[Start of Provided material]

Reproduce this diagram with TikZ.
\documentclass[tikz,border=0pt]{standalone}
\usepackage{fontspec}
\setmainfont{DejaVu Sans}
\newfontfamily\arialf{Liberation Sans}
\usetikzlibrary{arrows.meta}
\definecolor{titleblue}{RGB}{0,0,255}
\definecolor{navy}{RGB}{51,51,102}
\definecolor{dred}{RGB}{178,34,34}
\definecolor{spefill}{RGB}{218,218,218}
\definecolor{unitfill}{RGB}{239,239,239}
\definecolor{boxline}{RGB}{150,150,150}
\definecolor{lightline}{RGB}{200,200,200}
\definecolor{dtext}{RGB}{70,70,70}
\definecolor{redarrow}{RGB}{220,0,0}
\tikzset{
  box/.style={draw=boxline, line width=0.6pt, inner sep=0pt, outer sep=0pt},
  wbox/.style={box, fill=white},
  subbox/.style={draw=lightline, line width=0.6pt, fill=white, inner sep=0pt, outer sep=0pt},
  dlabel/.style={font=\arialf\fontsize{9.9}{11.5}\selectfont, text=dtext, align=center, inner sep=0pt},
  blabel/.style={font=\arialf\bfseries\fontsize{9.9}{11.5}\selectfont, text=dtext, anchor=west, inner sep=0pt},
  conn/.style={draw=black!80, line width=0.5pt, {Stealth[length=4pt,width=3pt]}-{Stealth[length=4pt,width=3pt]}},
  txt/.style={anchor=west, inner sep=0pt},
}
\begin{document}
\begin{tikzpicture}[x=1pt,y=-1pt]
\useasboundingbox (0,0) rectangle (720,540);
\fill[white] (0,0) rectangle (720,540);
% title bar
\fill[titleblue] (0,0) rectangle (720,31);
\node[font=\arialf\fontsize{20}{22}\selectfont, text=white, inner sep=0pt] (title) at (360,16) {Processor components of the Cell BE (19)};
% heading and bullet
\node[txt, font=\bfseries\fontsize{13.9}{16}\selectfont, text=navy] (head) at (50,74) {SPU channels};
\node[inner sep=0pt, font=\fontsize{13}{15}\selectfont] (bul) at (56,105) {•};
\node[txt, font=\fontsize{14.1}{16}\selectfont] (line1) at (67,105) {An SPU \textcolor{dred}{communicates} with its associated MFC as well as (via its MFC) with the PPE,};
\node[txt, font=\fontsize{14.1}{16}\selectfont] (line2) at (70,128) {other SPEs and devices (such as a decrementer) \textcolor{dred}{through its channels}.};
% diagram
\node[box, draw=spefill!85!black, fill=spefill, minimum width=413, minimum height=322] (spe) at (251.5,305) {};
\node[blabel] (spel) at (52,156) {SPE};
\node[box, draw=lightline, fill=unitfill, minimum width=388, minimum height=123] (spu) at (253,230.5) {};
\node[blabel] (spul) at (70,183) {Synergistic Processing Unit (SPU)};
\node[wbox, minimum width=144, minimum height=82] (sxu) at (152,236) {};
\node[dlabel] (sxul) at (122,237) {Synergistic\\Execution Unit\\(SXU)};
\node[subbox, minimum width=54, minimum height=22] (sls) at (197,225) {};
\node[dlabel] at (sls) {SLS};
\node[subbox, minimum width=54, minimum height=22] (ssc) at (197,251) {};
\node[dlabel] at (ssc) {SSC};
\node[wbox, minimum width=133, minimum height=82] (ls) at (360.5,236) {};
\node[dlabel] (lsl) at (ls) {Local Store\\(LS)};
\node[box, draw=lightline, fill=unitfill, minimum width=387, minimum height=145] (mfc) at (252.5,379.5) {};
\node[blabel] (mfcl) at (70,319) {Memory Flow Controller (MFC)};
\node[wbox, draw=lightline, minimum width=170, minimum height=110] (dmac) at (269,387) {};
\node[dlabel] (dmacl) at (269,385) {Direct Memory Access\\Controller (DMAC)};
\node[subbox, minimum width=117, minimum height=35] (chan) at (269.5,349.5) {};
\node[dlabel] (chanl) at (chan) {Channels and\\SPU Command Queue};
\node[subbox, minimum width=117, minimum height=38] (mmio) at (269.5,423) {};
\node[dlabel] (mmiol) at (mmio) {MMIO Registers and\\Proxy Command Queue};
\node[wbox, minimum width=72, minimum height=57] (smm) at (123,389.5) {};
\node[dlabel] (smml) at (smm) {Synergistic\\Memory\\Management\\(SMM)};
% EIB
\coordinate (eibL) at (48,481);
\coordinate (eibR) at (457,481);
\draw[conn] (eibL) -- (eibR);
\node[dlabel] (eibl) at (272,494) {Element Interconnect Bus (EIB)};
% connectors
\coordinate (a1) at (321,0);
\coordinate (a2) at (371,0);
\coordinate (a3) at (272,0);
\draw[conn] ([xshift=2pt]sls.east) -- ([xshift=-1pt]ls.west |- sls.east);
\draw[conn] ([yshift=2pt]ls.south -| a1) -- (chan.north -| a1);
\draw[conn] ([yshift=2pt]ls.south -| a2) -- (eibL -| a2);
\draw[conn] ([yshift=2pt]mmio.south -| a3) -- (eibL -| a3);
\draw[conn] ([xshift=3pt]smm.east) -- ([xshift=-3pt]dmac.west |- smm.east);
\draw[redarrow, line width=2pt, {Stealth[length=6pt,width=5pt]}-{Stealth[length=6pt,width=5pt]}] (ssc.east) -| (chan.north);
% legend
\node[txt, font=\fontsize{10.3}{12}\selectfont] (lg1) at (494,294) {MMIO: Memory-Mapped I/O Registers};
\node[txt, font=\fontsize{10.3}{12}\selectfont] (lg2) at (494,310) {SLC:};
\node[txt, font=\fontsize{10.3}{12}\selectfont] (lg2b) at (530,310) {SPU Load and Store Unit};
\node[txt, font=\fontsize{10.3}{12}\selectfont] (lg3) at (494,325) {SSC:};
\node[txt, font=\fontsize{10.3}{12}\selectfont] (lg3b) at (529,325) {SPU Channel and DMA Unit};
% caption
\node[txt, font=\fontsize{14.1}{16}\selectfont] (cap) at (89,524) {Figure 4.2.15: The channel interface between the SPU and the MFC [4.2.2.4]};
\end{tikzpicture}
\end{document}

[End of Provided material]

[Directions for this task]: Restate the data above word for word, please.

[Solution for this problem]:
Reproduce this diagram with TikZ.
\documentclass[tikz,border=0pt]{standalone}
\usepackage{fontspec}
\setmainfont{DejaVu Sans}
\newfontfamily\arialf{Liberation Sans}
\usetikzlibrary{arrows.meta}
\definecolor{titleblue}{RGB}{0,0,255}
\definecolor{navy}{RGB}{51,51,102}
\definecolor{dred}{RGB}{178,34,34}
\definecolor{spefill}{RGB}{218,218,218}
\definecolor{unitfill}{RGB}{239,239,239}
\definecolor{boxline}{RGB}{150,150,150}
\definecolor{lightline}{RGB}{200,200,200}
\definecolor{dtext}{RGB}{70,70,70}
\definecolor{redarrow}{RGB}{220,0,0}
\tikzset{
  box/.style={draw=boxline, line width=0.6pt, inner sep=0pt, outer sep=0pt},
  wbox/.style={box, fill=white},
  subbox/.style={draw=lightline, line width=0.6pt, fill=white, inner sep=0pt, outer sep=0pt},
  dlabel/.style={font=\arialf\fontsize{9.9}{11.5}\selectfont, text=dtext, align=center, inner sep=0pt},
  blabel/.style={font=\arialf\bfseries\fontsize{9.9}{11.5}\selectfont, text=dtext, anchor=west, inner sep=0pt},
  conn/.style={draw=black!80, line width=0.5pt, {Stealth[length=4pt,width=3pt]}-{Stealth[length=4pt,width=3pt]}},
  txt/.style={anchor=west, inner sep=0pt},
}
\begin{document}
\begin{tikzpicture}[x=1pt,y=-1pt]
\useasboundingbox (0,0) rectangle (720,540);
\fill[white] (0,0) rectangle (720,540);
% title bar
\fill[titleblue] (0,0) rectangle (720,31);
\node[font=\arialf\fontsize{20}{22}\selectfont, text=white, inner sep=0pt] (title) at (360,16) {Processor components of the Cell BE (19)};
% heading and bullet
\node[txt, font=\bfseries\fontsize{13.9}{16}\selectfont, text=navy] (head) at (50,74) {SPU channels};
\node[inner sep=0pt, font=\fontsize{13}{15}\selectfont] (bul) at (56,105) {•};
\node[txt, font=\fontsize{14.1}{16}\selectfont] (line1) at (67,105) {An SPU \textcolor{dred}{communicates} with its associated MFC as well as (via its MFC) with the PPE,};
\node[txt, font=\fontsize{14.1}{16}\selectfont] (line2) at (70,128) {other SPEs and devices (such as a decrementer) \textcolor{dred}{through its channels}.};
% diagram
\node[box, draw=spefill!85!black, fill=spefill, minimum width=413, minimum height=322] (spe) at (251.5,305) {};
\node[blabel] (spel) at (52,156) {SPE};
\node[box, draw=lightline, fill=unitfill, minimum width=388, minimum height=123] (spu) at (253,230.5) {};
\node[blabel] (spul) at (70,183) {Synergistic Processing Unit (SPU)};
\node[wbox, minimum width=144, minimum height=82] (sxu) at (152,236) {};
\node[dlabel] (sxul) at (122,237) {Synergistic\\Execution Unit\\(SXU)};
\node[subbox, minimum width=54, minimum height=22] (sls) at (197,225) {};
\node[dlabel] at (sls) {SLS};
\node[subbox, minimum width=54, minimum height=22] (ssc) at (197,251) {};
\node[dlabel] at (ssc) {SSC};
\node[wbox, minimum width=133, minimum height=82] (ls) at (360.5,236) {};
\node[dlabel] (lsl) at (ls) {Local Store\\(LS)};
\node[box, draw=lightline, fill=unitfill, minimum width=387, minimum height=145] (mfc) at (252.5,379.5) {};
\node[blabel] (mfcl) at (70,319) {Memory Flow Controller (MFC)};
\node[wbox, draw=lightline, minimum width=170, minimum height=110] (dmac) at (269,387) {};
\node[dlabel] (dmacl) at (269,385) {Direct Memory Access\\Controller (DMAC)};
\node[subbox, minimum width=117, minimum height=35] (chan) at (269.5,349.5) {};
\node[dlabel] (chanl) at (chan) {Channels and\\SPU Command Queue};
\node[subbox, minimum width=117, minimum height=38] (mmio) at (269.5,423) {};
\node[dlabel] (mmiol) at (mmio) {MMIO Registers and\\Proxy Command Queue};
\node[wbox, minimum width=72, minimum height=57] (smm) at (123,389.5) {};
\node[dlabel] (smml) at (smm) {Synergistic\\Memory\\Management\\(SMM)};
% EIB
\coordinate (eibL) at (48,481);
\coordinate (eibR) at (457,481);
\draw[conn] (eibL) -- (eibR);
\node[dlabel] (eibl) at (272,494) {Element Interconnect Bus (EIB)};
% connectors
\coordinate (a1) at (321,0);
\coordinate (a2) at (371,0);
\coordinate (a3) at (272,0);
\draw[conn] ([xshift=2pt]sls.east) -- ([xshift=-1pt]ls.west |- sls.east);
\draw[conn] ([yshift=2pt]ls.south -| a1) -- (chan.north -| a1);
\draw[conn] ([yshift=2pt]ls.south -| a2) -- (eibL -| a2);
\draw[conn] ([yshift=2pt]mmio.south -| a3) -- (eibL -| a3);
\draw[conn] ([xshift=3pt]smm.east) -- ([xshift=-3pt]dmac.west |- smm.east);
\draw[redarrow, line width=2pt, {Stealth[length=6pt,width=5pt]}-{Stealth[length=6pt,width=5pt]}] (ssc.east) -| (chan.north);
% legend
\node[txt, font=\fontsize{10.3}{12}\selectfont] (lg1) at (494,294) {MMIO: Memory-Mapped I/O Registers};
\node[txt, font=\fontsize{10.3}{12}\selectfont] (lg2) at (494,310) {SLC:};
\node[txt, font=\fontsize{10.3}{12}\selectfont] (lg2b) at (530,310) {SPU Load and Store Unit};
\node[txt, font=\fontsize{10.3}{12}\selectfont] (lg3) at (494,325) {SSC:};
\node[txt, font=\fontsize{10.3}{12}\selectfont] (lg3b) at (529,325) {SPU Channel and DMA Unit};
% caption
\node[txt, font=\fontsize{14.1}{16}\selectfont] (cap) at (89,524) {Figure 4.2.15: The channel interface between the SPU and the MFC [4.2.2.4]};
\end{tikzpicture}
\end{document}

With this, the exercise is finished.